Subject: Re: make: making .WAIT recursive
To: None <>
From: Aaron J. Grier <>
List: tech-toolchain
Date: 02/15/2006 21:55:25
On Mon, Feb 13, 2006 at 10:17:51PM +0000, David Laight wrote:
> That is actaully the crux of the problem.
>     a: b .WAIT c
>     c: d
> ends up being equivalent to
>     a: b c
>     c: b d
> and nothing stops make building 'b' and 'd' at the same time.
> However there are many cases where you need to have build 'b' before
> 'c' can build, but working out whether to build 'b' is expensive, and
> you need to build 'c' much more often.
> Then the makefiles needs three targets that:
> 1) builds just 'b'
> 2) builds 'c' assuming that 'b' is correctly made
> 3) builds both 'b' and 'c'
> The target for '3' is the one that causes grief.

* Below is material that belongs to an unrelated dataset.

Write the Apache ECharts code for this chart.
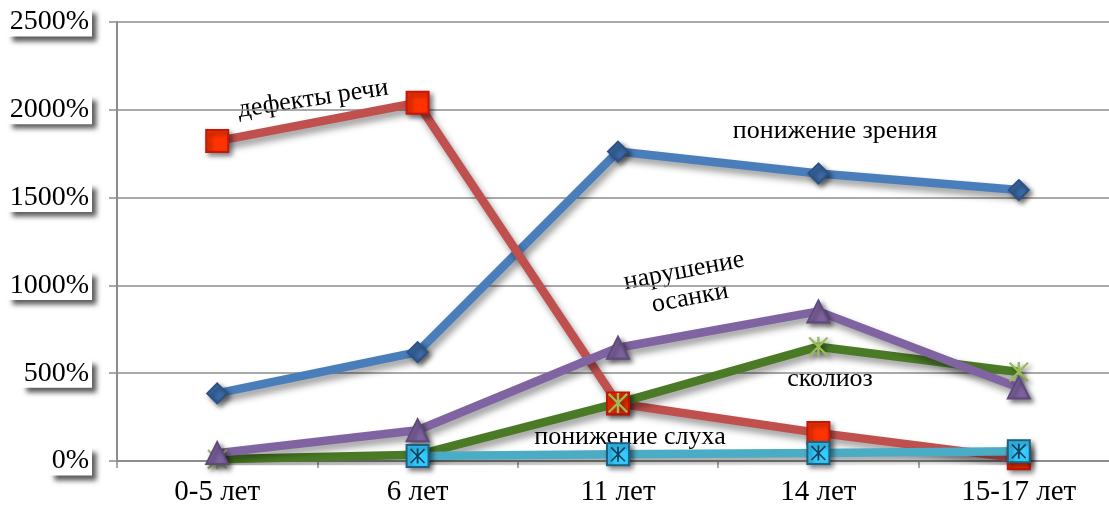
<!DOCTYPE html>
<html>
<head>
<meta charset="utf-8">
<script src="https://cdn.jsdelivr.net/npm/echarts@6/dist/echarts.min.js"></script>
<style>
  html, body { margin: 0; padding: 0; background: #fff; overflow: hidden; }
  #chart { width: 1125px; height: 511px; }
</style>
</head>
<body>
<div id="chart"></div>
<script>
// Age groups along the horizontal axis
const ageGroups = ['0-5 лет', '6 лет', '11 лет', '14 лет', '15-17 лет'];

// Prevalence by age group, in percent
const visionLoss   = [385, 620, 1762, 1637, 1543];   // понижение зрения
const speechDefect = [1822, 2040, 327, 160, 15];     // дефекты речи
const scoliosis    = [10, 35, 330, 651, 507];        // сколиоз
const posture      = [45, 175, 645, 852, 418];       // нарушение осанки
const hearingLoss  = [null, 28, 38, 45, 55];         // понижение слуха

// Value axis ticks
const yTicks = { min: 0, max: 2500, interval: 500 };

const SERIF = '"Liberation Serif", "DejaVu Serif", serif';

// Asterisk glyph used for the scoliosis markers and the hearing-loss box markers
const ASTERISK = 'path://M4.4,0 L5.6,0 L5.6,10 L4.4,10 Z ' +
  'M0,0.8 L0.8,0 L10,9.2 L9.2,10 Z ' +
  'M10,0.8 L0.8,10 L0,9.2 L9.2,0 Z';

const lineShadow = {
  shadowColor: 'rgba(0,0,0,0.4)',
  shadowBlur: 7,
  shadowOffsetX: 3,
  shadowOffsetY: 5
};
const markShadow = {
  shadowColor: 'rgba(0,0,0,0.5)',
  shadowBlur: 5,
  shadowOffsetX: 3,
  shadowOffsetY: 3
};

function lineSeries(name, data, color, symbol, size, fill, border) {
  return {
    name: name,
    type: 'line',
    data: data,
    connectNulls: false,
    symbol: symbol,
    symbolSize: size,
    showSymbol: true,
    lineStyle: Object.assign({ color: color, width: 8.5 }, lineShadow),
    itemStyle: Object.assign({ color: fill, borderColor: border, borderWidth: border ? 2 : 0 }, markShadow),
    emphasis: { disabled: true },
    animation: false
  };
}

const chart = echarts.init(document.getElementById('chart'), null, { renderer: 'canvas' });

chart.setOption({
  backgroundColor: '#ffffff',
  animation: false,
  // plot runs slightly past the visible right edge of the page
  grid: { left: 117, right: 6, top: 22, bottom: 50, containLabel: false },
  xAxis: {
    type: 'category',
    data: ageGroups,
    boundaryGap: true,
    axisLine: { lineStyle: { color: '#8c8c8c', width: 2 } },
    axisTick: { show: true, length: 7, inside: false, lineStyle: { color: '#8c8c8c', width: 1.5 } },
    axisLabel: { color: '#000', fontFamily: SERIF, fontSize: 29, margin: 17 },
    splitLine: { show: false }
  },
  yAxis: {
    type: 'value',
    min: yTicks.min,
    max: yTicks.max,
    interval: yTicks.interval,
    axisLine: { show: true, lineStyle: { color: '#8c8c8c', width: 2 } },
    axisTick: { show: true, length: 8, inside: false, lineStyle: { color: '#8c8c8c', width: 1.5 } },
    axisLabel: {
      formatter: function (v) { return v + '%'; },
      color: '#000',
      fontFamily: SERIF,
      fontSize: 28,
      margin: 25,
      backgroundColor: '#ffffff',
      padding: [1, 3, 0, 3],
      shadowColor: 'rgba(0,0,0,0.65)',
      shadowBlur: 5,
      shadowOffsetX: 5,
      shadowOffsetY: 5
    },
    splitLine: { show: true, lineStyle: { color: '#8c8c8c', width: 1.5 } }
  },
  series: [
    lineSeries('понижение зрения', visionLoss, '#4a7ebb', 'diamond', 20, '#3a6aa6', '#2c5283'),
    lineSeries('дефекты речи', speechDefect, '#c0504d', 'rect', 22, '#ff3300', '#c4170c'),
    lineSeries('сколиоз', scoliosis, '#4a7a25', ASTERISK, 20, '#9bbb59', null),
    lineSeries('нарушение осанки', posture, '#8064a2', 'triangle', 22, '#8064a2', '#5f4a7d'),
    lineSeries('понижение слуха', hearingLoss, '#4bacc6', 'rect', 22, '#33ccff', '#1f5f80'),
    {
      name: 'понижение слуха',
      type: 'line',
      data: hearingLoss,
      symbol: ASTERISK,
      symbolSize: 15,
      lineStyle: { opacity: 0 },
      itemStyle: { color: '#163f5c' },
      silent: true,
      emphasis: { disabled: true },
      animation: false
    }
  ],
  graphic: [
    { type: 'text', x: 313, y: 99, rotation: 0.15,
      style: { text: 'дефекты речи', font: '26px ' + SERIF, fill: '#000', textAlign: 'center', textVerticalAlign: 'middle' } },
    { type: 'text', x: 835, y: 131,
      style: { text: 'понижение зрения', font: '26px ' + SERIF, fill: '#000', textAlign: 'center', textVerticalAlign: 'middle' } },
    { type: 'text', x: 684, y: 271, rotation: 0.19,
      style: { text: 'нарушение', font: '26px ' + SERIF, fill: '#000', textAlign: 'center', textVerticalAlign: 'middle' } },
    { type: 'text', x: 690, y: 298, rotation: 0.19,
      style: { text: 'осанки', font: '26px ' + SERIF, fill: '#000', textAlign: 'center', textVerticalAlign: 'middle' } },
    { type: 'text', x: 830, y: 379,
      style: { text: 'сколиоз', font: '26px ' + SERIF, fill: '#000', textAlign: 'center', textVerticalAlign: 'middle' } },
    { type: 'text', x: 630, y: 437,
      style: { text: 'понижение слуха', font: '26px ' + SERIF, fill: '#000', textAlign: 'center', textVerticalAlign: 'middle' } }
  ]
});
</script>
</body>
</html>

.WAIT and .BARRIER seem to dance around the issue of missing dependency
expression rather than fixing it.

the crux of the problem is that make can only do its job properly if
dependencies are properly expressed to it.  .WAIT and .BARRIER are
_hacks_ and shortcuts around that.  if 'b' takes a long time to figure
out if it needs to be built, reduce the number of dependencies for 'b'.
if you don't want to express the dependencies, then fail with 'don't
know how to make b' and leave it.

these sorts of shortcuts are only tempting long-term maintenance issues
and artificial bottleneck surprises as parallelism increases.

there have been concerns that reading, parsing, and calculating the
dependency tree of the 3752 makefiles (in netbsd-3) would take too long,
(without any hard numbers to back these claims), but somehow doing a
recursive make and parsing those files individually and not correctly
expressing inter-directory dependencies is acceptable.